Observem, por exemplo, a precisão de António ao quantificar o tempo transcorrido dentro do lar: “foi ao fim de seis dias que disse a primeira palavra” ou “passados vinte e três dias a elisa e o meu genro vieram visitar-me”. Detalhes narrativos como esse dão força à proposta do romance de trazer uma nova perspectiva sobre a realidade do envelhecimento.
O tempo, dentro do lar, se arrasta lentamente rumo à morte, que parece reger todas as atitudes dos residentes. Amargurado pela mudança e pelo súbito encontro com as limitações da velhice, António é confrontado, no oitavo dia de internação, com a decisão de receber ou não a família.
achei muito estranho que mo perguntasse. esperaria que nos primeiros tempos de uma experiência assim toda a proximidade da família com o idoso seria benéfica. contudo, encontrava-me ali na obrigação de lhe dizer que sim ou que não, e pensei o suficiente para trazer ao de cima o pior de mim.

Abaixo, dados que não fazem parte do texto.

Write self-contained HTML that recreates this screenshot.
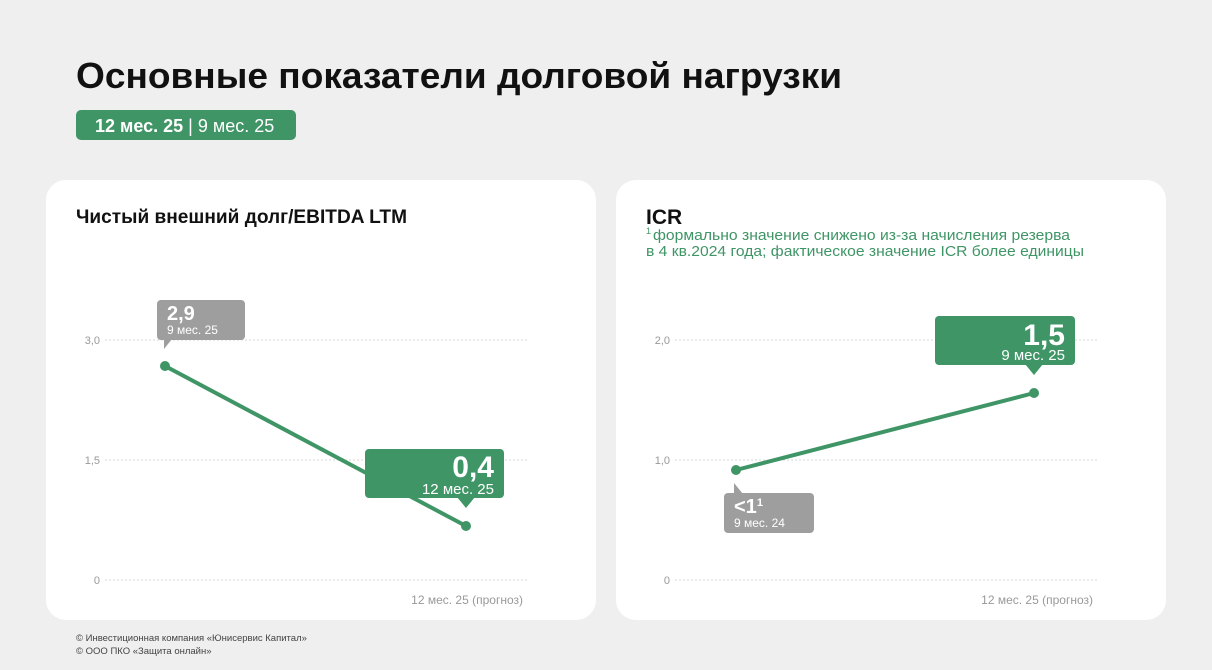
<!DOCTYPE html>
<html><head><meta charset="utf-8"><style>
html,body{margin:0;padding:0;background:#efefef;}
svg{display:block;font-family:"Liberation Sans","DejaVu Sans",sans-serif;}
</style></head><body>
<svg width="1212" height="670" viewBox="0 0 1212 670" xmlns="http://www.w3.org/2000/svg">
<rect width="1212" height="670" fill="#efefef"/>
<text x="76" y="88" font-size="36" font-weight="bold" fill="#111" textLength="766" lengthAdjust="spacingAndGlyphs">Основные показатели долговой нагрузки</text>
<rect x="76" y="110" width="220" height="30" rx="5" fill="#3f9566"/>
<text x="95" y="132" font-size="18" fill="#fff"><tspan font-weight="bold">12 мес. 25</tspan> | 9 мес. 25</text>

<rect x="46" y="180" width="550" height="440" rx="20" fill="#fff"/>
<rect x="616" y="180" width="550" height="440" rx="20" fill="#fff"/>

<text x="76" y="223" font-size="19" font-weight="bold" fill="#111" textLength="331" lengthAdjust="spacingAndGlyphs">Чистый внешний долг/EBITDA LTM</text>
<g stroke="#d6d6d6" stroke-width="1" stroke-dasharray="2,2">
<line x1="105" y1="340" x2="527" y2="340"/><line x1="105" y1="460" x2="527" y2="460"/><line x1="105" y1="580" x2="527" y2="580"/>
<line x1="675" y1="340" x2="1097" y2="340"/><line x1="675" y1="460" x2="1097" y2="460"/><line x1="675" y1="580" x2="1097" y2="580"/>
</g>
<g font-size="11" fill="#999" text-anchor="end">
<text x="100" y="344">3,0</text><text x="100" y="464">1,5</text><text x="100" y="584">0</text>
<text x="670" y="344">2,0</text><text x="670" y="464">1,0</text><text x="670" y="584">0</text>
<text x="523" y="604" font-size="12">12 мес. 25 (прогноз)</text>
<text x="1093" y="604" font-size="12">12 мес. 25 (прогноз)</text>
</g>
<line x1="165" y1="366" x2="466" y2="526" stroke="#3f9566" stroke-width="4" stroke-linecap="round"/>
<circle cx="165" cy="366" r="5" fill="#3f9566"/><circle cx="466" cy="526" r="5" fill="#3f9566"/>
<rect x="157" y="300" width="88" height="40" rx="4" fill="#9e9e9e"/>
<path d="M164 339 L164 349 L172 339 Z" fill="#9e9e9e"/>
<text x="167" y="320" font-size="20" font-weight="bold" fill="#fff">2,9</text>
<text x="167" y="334" font-size="12" fill="#fff">9 мес. 25</text>
<rect x="365" y="449" width="139" height="49" rx="4" fill="#3f9566"/>
<path d="M457 497 L466 508 L475 497 Z" fill="#3f9566"/>
<text x="494" y="477" font-size="30" font-weight="bold" fill="#fff" text-anchor="end">0,4</text>
<text x="494" y="494" font-size="15" fill="#fff" text-anchor="end">12 мес. 25</text>

<text x="646" y="224" font-size="21" font-weight="bold" fill="#111">ICR</text>
<text x="646" y="234" font-size="9" fill="#3f9566">1</text>
<text x="653" y="240" font-size="14.5" fill="#3f9566" textLength="417" lengthAdjust="spacingAndGlyphs">формально значение снижено из-за начисления резерва</text>
<text x="646" y="256" font-size="14.5" fill="#3f9566" textLength="438" lengthAdjust="spacingAndGlyphs">в 4 кв.2024 года; фактическое значение ICR более единицы</text>
<line x1="736" y1="470" x2="1034" y2="393" stroke="#3f9566" stroke-width="4" stroke-linecap="round"/>
<circle cx="736" cy="470" r="5" fill="#3f9566"/><circle cx="1034" cy="393" r="5" fill="#3f9566"/>
<rect x="935" y="316" width="140" height="49" rx="4" fill="#3f9566"/>
<path d="M1025 364 L1034 375 L1043 364 Z" fill="#3f9566"/>
<text x="1065" y="345" font-size="30" font-weight="bold" fill="#fff" text-anchor="end">1,5</text>
<text x="1065" y="360" font-size="15" fill="#fff" text-anchor="end">9 мес. 25</text>
<rect x="724" y="493" width="90" height="40" rx="4" fill="#9e9e9e"/>
<path d="M734 494 L734 483 L743 494 Z" fill="#9e9e9e"/>
<text x="734" y="513" font-size="20" font-weight="bold" fill="#fff">&lt;1<tspan font-size="11" dy="-7">1</tspan></text>
<text x="734" y="527" font-size="12" fill="#fff">9 мес. 24</text>

<text x="76" y="641" font-size="9.5" fill="#444">© Инвестиционная компания «Юнисервис Капитал»</text>
<text x="76" y="654" font-size="9.5" fill="#444">© ООО ПКО «Защита онлайн»</text>
</svg>
</body></html>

A amargura de António com seu novo status, o de idoso rejeitado, aparece em cada linha da narrativa. A dor que ele quer infligir à filha e ao seu genro é apenas aquela que ele sente por ter sido despejado em um lar no qual a sua única expectativa é morrer.
Quando enfim decide receber a família – vinte e três dias e duas visitas dispensadas depois -, António despreza o fato de vê-los vestido em roupas arrumadas, “adomingados”, para visitar alguém com quem antes eles conviviam todos os dias. Sua transformação em uma obrigação para a família, tal qual um passeio aborrecido ao zoológico, o transtornam por perceber sua ingenuidade ao acreditar que o convívio com a família poderia continuar a ser cotidiano. Na escrita precisa de Valter Hugo Mãe, aquelas visitas o fazem se sentir como um “mendigo do que havia sido”.
A postura agressiva, algo que também marcou esses últimos dois capítulos, logo vem à tona mais uma vez. Dessa vez, a raiva é dirigida contra seu outro filho que, morando na Grécia, não compareceu ao velório da mãe. Elisa tenta amenizar a situação mas, entre outros impropérios dirigidos ao filho ausente, temos mais uma frase incontornável de Hugo Mãe: “se lhe falares, diz-lhe que está tudo muito bem e que vamos morrendo devagar, mais devagar do que parece”.
A conversa não termina bem e António chega a dizer que, para ele, o filho está como se estivesse enterrado. As barreiras que o personagem tenta construir com o mundo externo, porém, não poderão ser mantidas por muito tempo.
Alguns dias depois, a visão de Elisa no escritório do médico do lar, doutor Bernardo, lhe causa certa comoção e reduz sua tentativa de tentar se distanciar da família. Seu coração ainda não é capaz de aceitar completamente a situação que ela lhe infligiu, mas como pai ele não consegue virar às costas à cena da filha chorando no gabinete do médico.
quis só que ela ficasse com aquela espécie de breve perdão, o único que eu conseguia dar-lhe. era um perdão rápido e pequeno. como se também eu pudesse, num momento, usar um coração pequenino para sentir menos as coisas ou ser uma espécie qualquer de sovina.
O que António não consegue perdoar é a ironia de estar trancafiado em um lugar ao qual tem que chamar de lar, e que ainda tem o péssimo nome de “idade feliz”. António também não consegue perdoar que, nesta idade, tenha que aprender novos hábitos, fazer novas amizades, encarar a solidão e a depressão sozinho quando tudo que esperava da velhice era um lento processo de desaprendizagem ao lado de Laura.
um problema com o ser-se velho é o de julgarem que ainda devemos aprender coisa quando, na verdade, estamos a desaprendê-las, e faz todo sentido que assim seja para que nos afundemos inconscientemente na iminência do desaparecimento. (…) a repreensão contínua passa por essa esperança imbecil de que amanhã sejamos mais espertos quando, pelas leis mais definidoras da vida, devemos só perder capacidades.
Para António, a perda de capacidades é como uma defesa natural, um instinto de sobrevivência, já que seria insuportável encarar o iminente desaparecimento com lucidez.